YOUR TASK: Retype, please, the listing from its opening line through the line that contains "ax = fig.add_axes([0.1424, 0.2184, 0.6299, 0.7171])", both included, without the pictures.

(Records with drawing code)
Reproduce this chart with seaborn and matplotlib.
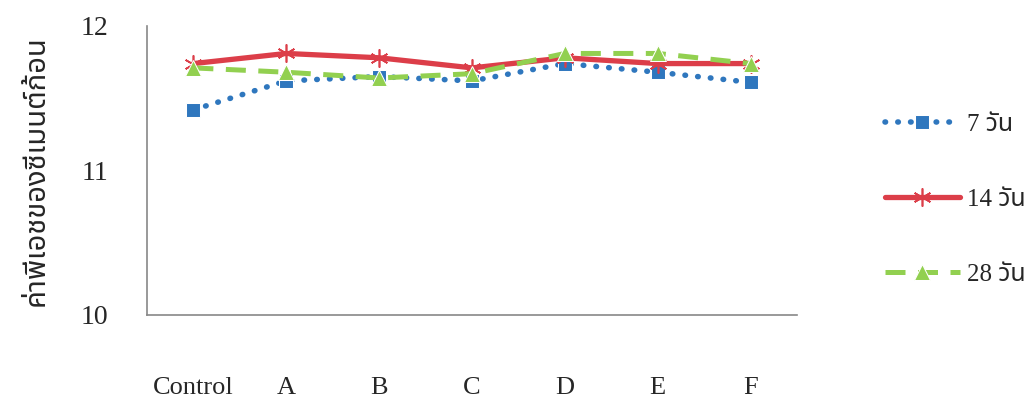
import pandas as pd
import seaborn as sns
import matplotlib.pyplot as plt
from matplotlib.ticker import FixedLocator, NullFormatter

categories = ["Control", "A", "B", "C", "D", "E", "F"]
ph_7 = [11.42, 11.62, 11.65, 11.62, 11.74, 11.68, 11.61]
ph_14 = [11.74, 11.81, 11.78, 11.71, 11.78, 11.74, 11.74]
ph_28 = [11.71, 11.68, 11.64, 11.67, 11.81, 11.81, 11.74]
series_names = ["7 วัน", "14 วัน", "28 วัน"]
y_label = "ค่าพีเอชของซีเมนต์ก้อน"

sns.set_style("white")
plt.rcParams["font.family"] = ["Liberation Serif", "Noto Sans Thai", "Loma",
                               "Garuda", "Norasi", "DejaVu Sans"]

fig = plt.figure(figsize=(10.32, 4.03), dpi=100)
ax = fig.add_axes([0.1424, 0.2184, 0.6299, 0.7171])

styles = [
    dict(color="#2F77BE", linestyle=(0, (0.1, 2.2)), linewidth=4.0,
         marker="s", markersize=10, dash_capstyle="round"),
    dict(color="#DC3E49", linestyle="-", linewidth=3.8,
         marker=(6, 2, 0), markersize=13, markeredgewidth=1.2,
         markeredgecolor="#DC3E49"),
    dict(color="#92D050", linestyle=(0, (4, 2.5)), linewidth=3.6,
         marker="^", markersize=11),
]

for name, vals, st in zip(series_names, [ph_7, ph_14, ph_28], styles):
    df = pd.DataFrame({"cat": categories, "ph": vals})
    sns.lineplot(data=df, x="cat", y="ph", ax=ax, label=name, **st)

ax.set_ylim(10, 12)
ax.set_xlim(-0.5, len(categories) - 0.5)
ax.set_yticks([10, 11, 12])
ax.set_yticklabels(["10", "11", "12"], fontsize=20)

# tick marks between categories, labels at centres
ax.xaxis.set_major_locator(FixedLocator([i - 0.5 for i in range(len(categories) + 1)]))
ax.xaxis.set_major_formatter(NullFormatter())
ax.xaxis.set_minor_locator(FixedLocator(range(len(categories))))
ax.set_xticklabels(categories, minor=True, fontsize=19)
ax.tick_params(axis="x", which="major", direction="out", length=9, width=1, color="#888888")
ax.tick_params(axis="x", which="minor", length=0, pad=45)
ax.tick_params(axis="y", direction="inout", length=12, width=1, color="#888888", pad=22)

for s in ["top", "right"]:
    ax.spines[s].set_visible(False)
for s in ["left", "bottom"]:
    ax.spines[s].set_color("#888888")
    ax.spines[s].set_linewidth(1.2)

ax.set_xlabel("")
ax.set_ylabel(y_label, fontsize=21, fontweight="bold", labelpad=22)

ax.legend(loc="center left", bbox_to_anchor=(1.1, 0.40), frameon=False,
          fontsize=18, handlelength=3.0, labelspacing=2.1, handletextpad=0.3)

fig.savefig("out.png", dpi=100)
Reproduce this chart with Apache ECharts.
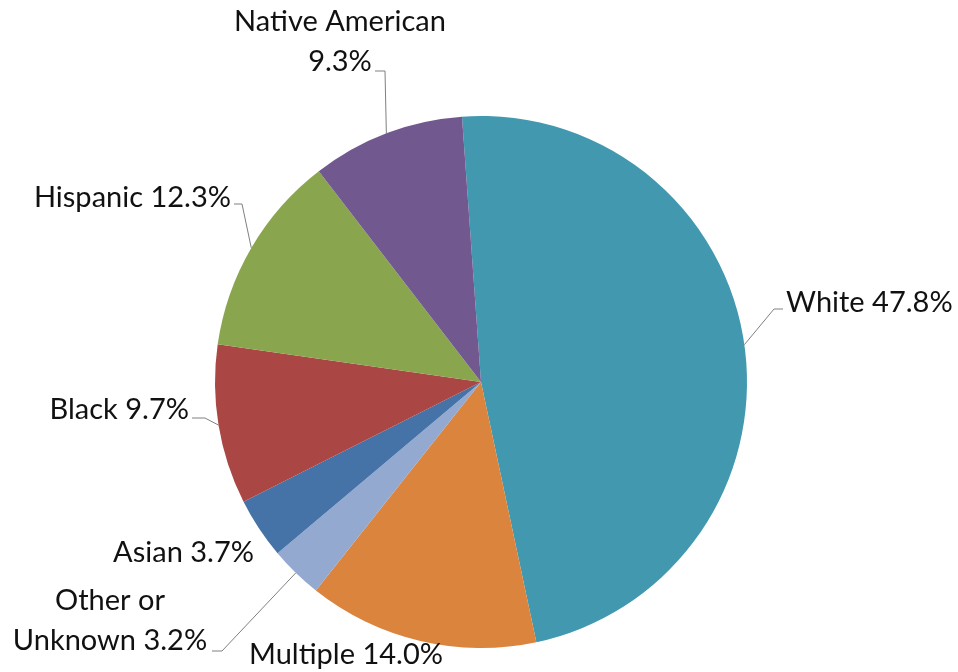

SOLVED EXERCISE:
Reproduce this chart with seaborn and matplotlib.
import pandas as pd
import seaborn as sns
import matplotlib.pyplot as plt
from matplotlib.ticker import FixedLocator, NullFormatter

categories = ["Control", "A", "B", "C", "D", "E", "F"]
ph_7 = [11.42, 11.62, 11.65, 11.62, 11.74, 11.68, 11.61]
ph_14 = [11.74, 11.81, 11.78, 11.71, 11.78, 11.74, 11.74]
ph_28 = [11.71, 11.68, 11.64, 11.67, 11.81, 11.81, 11.74]
series_names = ["7 วัน", "14 วัน", "28 วัน"]
y_label = "ค่าพีเอชของซีเมนต์ก้อน"

sns.set_style("white")
plt.rcParams["font.family"] = ["Liberation Serif", "Noto Sans Thai", "Loma",
                               "Garuda", "Norasi", "DejaVu Sans"]

fig = plt.figure(figsize=(10.32, 4.03), dpi=100)
ax = fig.add_axes([0.1424, 0.2184, 0.6299, 0.7171])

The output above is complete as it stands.